Chocolate Mint Cake Squares

Chocolate Mint Cake Squares


Ingridients

For the Cake Layer:

1/2 cup butter, softened

1 cup white sugar

4 eggs, room temperature

16 ounces chocolate syrup

1 teaspoon vanilla extract

1 cup all-purpose flour

1/2 teaspoon salt

2 cups confectioners' sugar, sifted

1/2 cup butter

1/4 cup creme de menthe liqueur

1 cup semisweet chocolate chips

6 tablespoons butter


Directions

Prep 30 m

Cook 30 m

Ready In 1 d 2 h 45 m

Preheat the oven to 350 degrees F (175 degrees C). Grease one 13x 9-inch baking pan.

Cream 1/2 cup butter with 1 cup white sugar. Beat in the eggs one at a time, mixing after each until fully incorporated. Stir in the chocolate syrup and vanilla. Mix in the flour and salt; stir until just combined. Pour the batter into the prepared pan.
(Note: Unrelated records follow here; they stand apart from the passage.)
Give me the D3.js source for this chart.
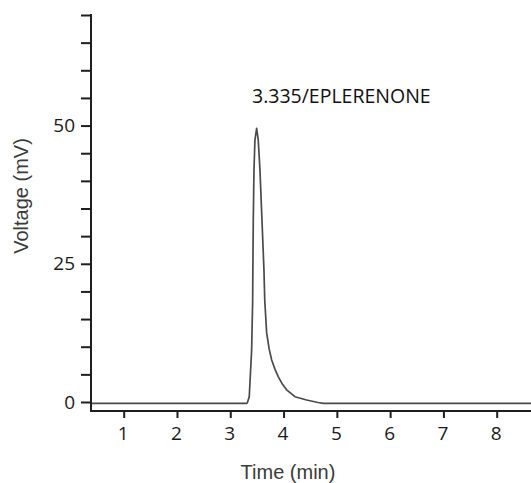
<!DOCTYPE html>
<html>
<head>
<meta charset="utf-8">
<script src="https://cdn.jsdelivr.net/npm/d3@7"></script>
<style>
  html, body { margin: 0; padding: 0; background: #fff; }
  svg { display: block; }
</style>
</head>
<body>
<svg id="chart" width="531" height="483"></svg>
<script>
// ---- data ----
const timeMin = [0.39, 3.30, 3.319, 3.356, 3.401, 3.420, 3.424, 3.432, 3.445, 3.463, 3.495,
                 3.525, 3.557, 3.595, 3.632, 3.647, 3.683, 3.73, 3.777, 3.84, 3.900, 3.98, 4.058, 4.214, 4.433, 4.645, 4.75, 8.65];
const voltage = [-0.24, -0.24, -0.18, 0.96, 9.4, 18.4, 23.9, 32.9, 42.0, 47.4, 49.5,
                 47.4, 42.0, 32.9, 23.9, 18.4, 12.5, 9.6, 7.6, 5.9, 4.6, 3.2, 2.2, 0.96, 0.36, -0.09, -0.24, -0.24];
const xTicks = [1, 2, 3, 4, 5, 6, 7, 8];
const yTicks = [0, 5, 10, 15, 20, 25, 30, 35, 40, 45, 50, 55, 60, 65, 70];
const yTickLabels = [0, 25, 50];
const peakLabel = "3.335/EPLERENONE";
const xTitle = "Time (min)";
const yTitle = "Voltage (mV)";

const svg = d3.select("#chart");
const axisX0 = 91, axisY0 = 411;

const x = d3.scaleLinear().domain([1, 8]).range([123.7, 496.7]);
const y = d3.scaleLinear().domain([0, 70]).range([402, 15]);

// signal
const pts = timeMin.map((t, i) => [t, voltage[i]]);
svg.append("path")
  .datum(pts)
  .attr("fill", "none")
  .attr("stroke", "#4a4a4a")
  .attr("stroke-width", 1.7)
  .attr("stroke-linejoin", "round")
  .attr("d", d3.line().x(d => x(d[0])).y(d => y(d[1])).curve(d3.curveLinear));

// x axis
const gx = svg.append("g").attr("transform", `translate(0,${axisY0})`);
gx.append("line").attr("x1", axisX0 - 1).attr("x2", 531).attr("y1", 0).attr("y2", 0)
  .attr("stroke", "#1e1e1e").attr("stroke-width", 2);
gx.call(d3.axisBottom(x).tickValues(xTicks).tickSize(7).tickSizeOuter(0).tickFormat(d3.format("d")))
  .call(g => g.select(".domain").remove())
  .call(g => g.selectAll(".tick line").attr("stroke", "#1e1e1e").attr("stroke-width", 2))
  .call(g => g.selectAll(".tick text")
      .attr("y", 28.5).attr("dy", 0).attr("x", -1)
      .attr("font-family", "'Open Sans', sans-serif").attr("font-size", 19).attr("fill", "#1a1a1a"));

// y axis
const gy = svg.append("g").attr("transform", `translate(${axisX0},0)`);
gy.append("line").attr("x1", 0).attr("x2", 0).attr("y1", y(70) - 1).attr("y2", axisY0 + 1)
  .attr("stroke", "#1e1e1e").attr("stroke-width", 2);
gy.call(d3.axisLeft(y).tickValues(yTicks).tickSize(10).tickSizeOuter(0)
      .tickFormat(d => yTickLabels.includes(d) ? d : ""))
  .call(g => g.select(".domain").remove())
  .call(g => g.selectAll(".tick line").attr("stroke", "#1e1e1e").attr("stroke-width", 2))
  .call(g => g.selectAll(".tick text")
      .attr("x", -16).attr("dy", 6)
      .attr("font-family", "'Open Sans', sans-serif").attr("font-size", 19).attr("fill", "#1a1a1a"));

// titles
svg.append("text")
  .attr("x", 288).attr("y", 479)
  .attr("text-anchor", "middle")
  .attr("font-family", "'Liberation Sans', Arial, sans-serif").attr("font-size", 20)
  .attr("fill", "#3a3a3a")
  .text(xTitle);

svg.append("text")
  .attr("transform", "translate(28,196) rotate(-90)")
  .attr("text-anchor", "middle")
  .attr("font-family", "'Liberation Sans', Arial, sans-serif").attr("font-size", 20)
  .attr("fill", "#3a3a3a")
  .text(yTitle);

// peak annotation
svg.append("text")
  .attr("x", 252).attr("y", 103)
  .attr("font-family", "'Open Sans', sans-serif").attr("font-size", 19.5)
  .attr("fill", "#111")
  .text(peakLabel);
</script>
</body>
</html>
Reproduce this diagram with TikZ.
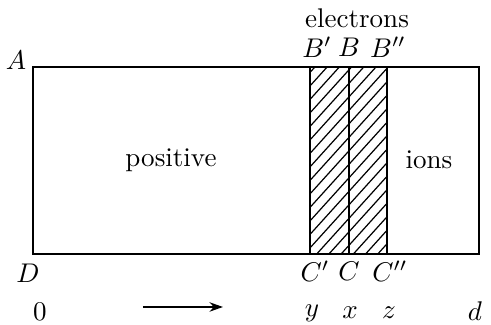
\documentclass[tikz,border=0pt]{standalone}
\usetikzlibrary{arrows.meta}
\begin{document}
\begin{tikzpicture}[x=0.013cm,y=-0.013cm]
  \tikzset{edge/.style={line width=0.7pt},hatch/.style={line width=0.45pt}}
  \useasboundingbox (0,0) rectangle (491,325);
  % plate corners and strip
  \coordinate (A) at (33,67);
  \coordinate (D) at (33,254);
  \coordinate (E) at (479,254);
  \coordinate (F) at (479,67);
  \coordinate (Bp) at (310,67);
  \coordinate (B) at (349,67);
  \coordinate (Bpp) at (387,67);
  \coordinate (Cp) at (310,254);
  \coordinate (C) at (349,254);
  \coordinate (Cpp) at (387,254);
  \begin{scope}
    \clip (Bp) rectangle (Cpp);
    \foreach \k in {0,...,23}
      \draw [hatch] (300,70+13.5*\k) -- ++(95,-105);
  \end{scope}
  \draw [edge] (A) -- (F) -- (E) -- (D) -- cycle;
  \draw [line width=0.55pt] (Bp) -- (Cp);
  \draw [line width=0.55pt] (B) -- (C);
  \draw [line width=0.55pt] (Bpp) -- (Cpp);
  \node (elec) at (357,18) {electrons};
  \node (lBp) at (317,47) {$B'$};
  \node (lB) at (349,47) {$B$};
  \node (lBpp) at (388,47) {$B''$};
  \node (lA) at (16,60) {$A$};
  \node (lD) at (28,273) {$D$};
  \node (lCp) at (315,271) {$C'$};
  \node (lC) at (349,271) {$C$};
  \node (lCpp) at (390,271) {$C''$};
  \node (pos) at (171,160) {positive};
  \node (ions) at (429,160) {ions};
  \node (zero) at (40,312) {0};
  \node (ly) at (312,313) {$y$};
  \node (lx) at (350,313) {$x$};
  \node (lz) at (389,313) {$z$};
  \node (ld) at (475,311) {$d$};
  \coordinate (s) at (143,307);
  \coordinate (t) at (223,307);
  \draw [-{Stealth[length=5pt,width=3.5pt]},semithick] (s) -- (t);
\end{tikzpicture}
\end{document}
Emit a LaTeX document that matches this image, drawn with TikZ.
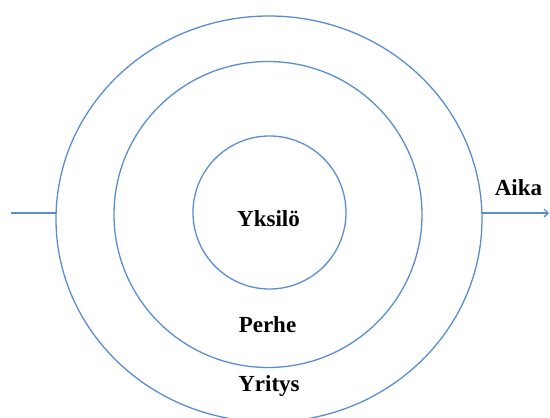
\documentclass[tikz,border=0pt]{standalone}
\usepackage{fontspec}
\setmainfont{Liberation Serif}
\usetikzlibrary{shapes.geometric,arrows.meta}
\definecolor{ringblue}{RGB}{91,141,206}
\tikzset{
  ring/.style={draw=ringblue, line width=1.3pt, ellipse, inner sep=0pt, outer sep=0pt},
  label/.style={font=\fontsize{23}{27}\selectfont\bfseries, text=black, inner sep=0pt, anchor=base},
  timeline/.style={draw=ringblue, line width=2.6pt}
}
\begin{document}
\begin{tikzpicture}[x=1pt,y=-1pt]
  \useasboundingbox (0,0) rectangle (550,418);
  % nested circles: company, family, individual
  \node[ring, minimum width=426pt, minimum height=406pt] (outer) at (269,219) {};
  \node[ring, minimum width=308pt, minimum height=306pt] (middle) at (268,214.5) {};
  \node[ring, minimum width=153pt, minimum height=153pt] (inner) at (269.5,212.5) {};
  % labels
  \node[label] (yksilo) at (268.5,226) {Yksilö};
  \node[label] (perhe) at (267.5,332) {Perhe};
  \node[label] (yritys) at (269,391) {Yritys};
  \node[label] (aika) at (518.5,195) {Aika};
  % time axis through the circles
  \coordinate (tstart) at (11,213);
  \coordinate (tend) at (549,213);
  \draw[timeline] (tstart) -- (tstart -| outer.west);
  \draw[timeline, -{Straight Barb[length=4pt,width=8pt,line width=1.3pt]}] (tend -| outer.east) -- (tend);
\end{tikzpicture}
\end{document}
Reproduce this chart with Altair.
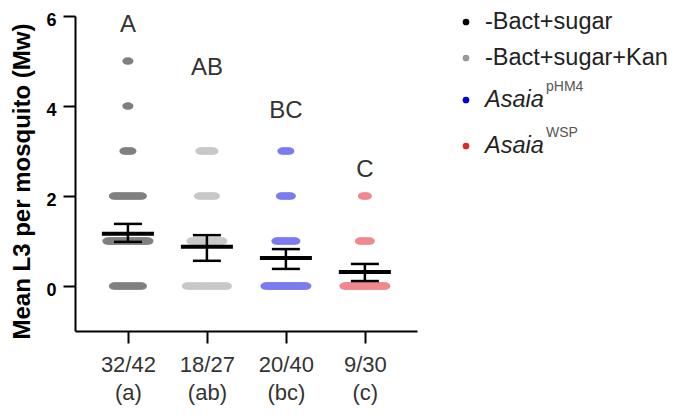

Bake in the preheated oven until a tester comes out clean, about 30 minutes. Let cake cool completely before frosting.

To Make Mint Layer: Combine the confectioners' sugar and 1/2 cup butter; beat with an electric mixer until smooth. Pour in the creme de menthe syrup; blend until incorporated. Spread over the top of the cooled cake.

To Make The Chocolate Glaze: Melt the chocolate chips and 6 tablespoons butter together over low heat or in a microwave, stirring every 30 seconds. Let cool slightly, then spread over top of the mint layer. Chill cake for at least 3 hours or overnight. Cut into small blocks to serve. Keep cake refrigerated.